FIGHTING

Mariarosa Mancuso

    Apparso come un fulmine sulla scena letteraria e cinematografica con “Guida per riconoscere i tuoi santi”, Dito Montiel gira il suo secondo film (prima aveva provato a sfondare con la musica, suonando nella hardcore punk band Major Conflict e firmando un contratto con la Geffen records come leader dei Gutterboy, prima ancora aveva posato per Versace e Calvin Klein).
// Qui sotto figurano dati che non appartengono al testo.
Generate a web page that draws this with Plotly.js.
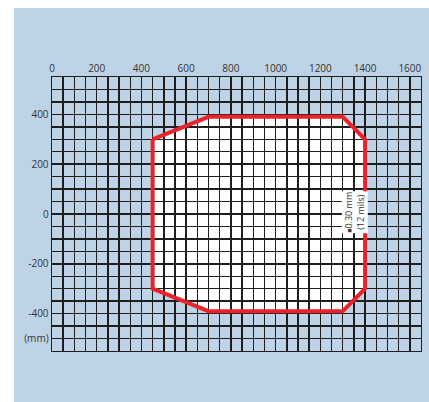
<!DOCTYPE html>
<html>
<head>
<meta charset="utf-8">
<script src="https://cdn.plot.ly/plotly-3.0.1.min.js"></script>
<style>
html,body{margin:0;padding:0;background:#fff;width:429px;height:402px;overflow:hidden;}
#chart{position:absolute;left:14px;top:8px;width:415px;height:394px;}
</style>
</head>
<body>
<div id="chart"></div>
<script>
// Field of view outline (mm)
var outlineX = [450, 700, 1300, 1400, 1400, 1300, 700, 450, 450];
var outlineY = [300, 390, 390, 300, -300, -390, -390, -300, 300];

var xTickVals = [0, 200, 400, 600, 800, 1000, 1200, 1400, 1600];
var xTickText = ['0', '200', '400', '600', '800', '1000', '1200', '1400', '1600'];
var yTickVals = [-500, -400, -200, 0, 200, 400];
var yTickText = ['(mm)', '-400', '-200', '0', '200', '400'];

var noteX = 1355;
var noteY = 5;
var noteText = '<span style="font-size:7px">■</span>0.30 mm<br>(12 mils)';

var xRange = [0, 1650];
var yRange = [-550, 550];
var gridStep = 50;

var blue = '#bfd3e6';
var gridC = '#1e1e1e';
var red = '#e8232a';

// grid every 50 mm, labels only where the label arrays say
function gridTicks(range, vals, texts) {
  var tv = [], tt = [];
  for (var v = range[0]; v <= range[1]; v += gridStep) {
    tv.push(v);
    var k = vals.indexOf(v);
    tt.push(k >= 0 ? texts[k] : '');
  }
  return {vals: tv, text: tt};
}
var xg = gridTicks(xRange, xTickVals, xTickText);
var yg = gridTicks(yRange, yTickVals, yTickText);

var path = 'M ' + outlineX.map(function (x, i) { return x + ',' + outlineY[i]; }).join(' L ') + ' Z';

var traces = [{
  x: outlineX,
  y: outlineY,
  mode: 'lines',
  type: 'scatter',
  line: {color: red, width: 4},
  hoverinfo: 'skip',
  showlegend: false
}];

var layout = {
  width: 415,
  height: 394,
  margin: {l: 38, r: 8, t: 69, b: 51},
  paper_bgcolor: blue,
  plot_bgcolor: blue,
  font: {family: '"Open Sans", "Noto Sans", sans-serif', size: 10, color: '#333333'},
  showlegend: false,
  xaxis: {
    range: xRange,
    side: 'top',
    tickmode: 'array',
    tickvals: xg.vals,
    ticktext: xg.text,
    ticks: '',
    showgrid: true,
    gridcolor: gridC,
    gridwidth: 1.4,
    zeroline: false,
    showline: true,
    mirror: true,
    linecolor: gridC,
    linewidth: 1.4,
    fixedrange: true
  },
  yaxis: {
    range: yRange,
    tickmode: 'array',
    tickvals: yg.vals,
    ticktext: yg.text,
    ticks: '',
    showgrid: true,
    gridcolor: gridC,
    gridwidth: 1.4,
    zeroline: false,
    showline: true,
    mirror: true,
    linecolor: gridC,
    linewidth: 1.4,
    fixedrange: true
  },
  shapes: [{
    type: 'path',
    path: path,
    xref: 'x',
    yref: 'y',
    layer: 'below',
    fillcolor: '#ffffff',
    line: {width: 0}
  }],
  annotations: [{
    x: noteX,
    y: noteY,
    xref: 'x',
    yref: 'y',
    text: noteText,
    showarrow: false,
    textangle: -90,
    bgcolor: '#ffffff',
    borderpad: 0,
    font: {size: 9, color: '#333333'}
  }]
};

Plotly.newPlot('chart', traces, layout, {displayModeBar: false, staticPlot: true});
</script>
</body>
</html>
Channing Tatum, che aveva una piccola parte a fianco di Robert Downey jr (lo scrittore e regista da grande, la storia era autobiografica) e di Shia LaBeouf (lo scrittore da piccolo, figlio di Chazz Palminteri e Dianne Wiest), viene promosso a protagonista. Faccia e canottiere che ricordano il giovane Marlon Brando, figlio di un allenatore di wrestler, arrivato a New York dall'Alabama, vende all'angolo della strada libri di Harry Potter taroccati. Una rissa per questioni territoriali lo introduce nel mondo della boxe clandestina, tra Manhattan, Brooklyn e il Bronx (ogni etnia governa un quartiere, di qua i russi, di là i portoricani). Tanti soldi, e subito: come un Fight Club immaginato da Chuck Palahniuk, ma qui la gente è disposta a sborsare, per prendersi un pugno in faccia. Naturalmente conosce una cameriera carina, naturalmente la cameriera carina è una madre single, naturalmente si piacciono. Un po' meno naturalmente, si corteggiano a lungo, mentre la mamma di lei si impiccia come può. E' la boxe in stile Rocky, dove contano soprattutto il buon cuore dei personaggi e l'amicizia tra i due uomini da marciapiede: l'altro è Terrence Howard, bravissimo attore visto accanto a Jodie Foster nel film, non memorabile, intitolato “Il buio nell'anima” e in “Crash” di Paul Haggis (era anche in “Quattro fratelli” di John Singleton: remake all black, assai ben riuscito, del western di Henry Hathaway “I quattro figli di Katie Elder”, con John Wayne e Dean Martin). Il passaggio dall'autobiografia al film di genere non riesce al cento per cento. Per un film sul pugilato clandestino ci sono poche scazzottate, per un film drammatico e d'autore ce ne sono troppe. Certe scene sono originali e ben dirette, altre risultano soltanto curiose. Dito Montiel però sa scegliere bene gli attori, e riserva loro tutte le cure necessarie. Le altre vanno agli interni: da tanto non si vedevano case newyorchesi tanto minuscole, stipate, cadenti.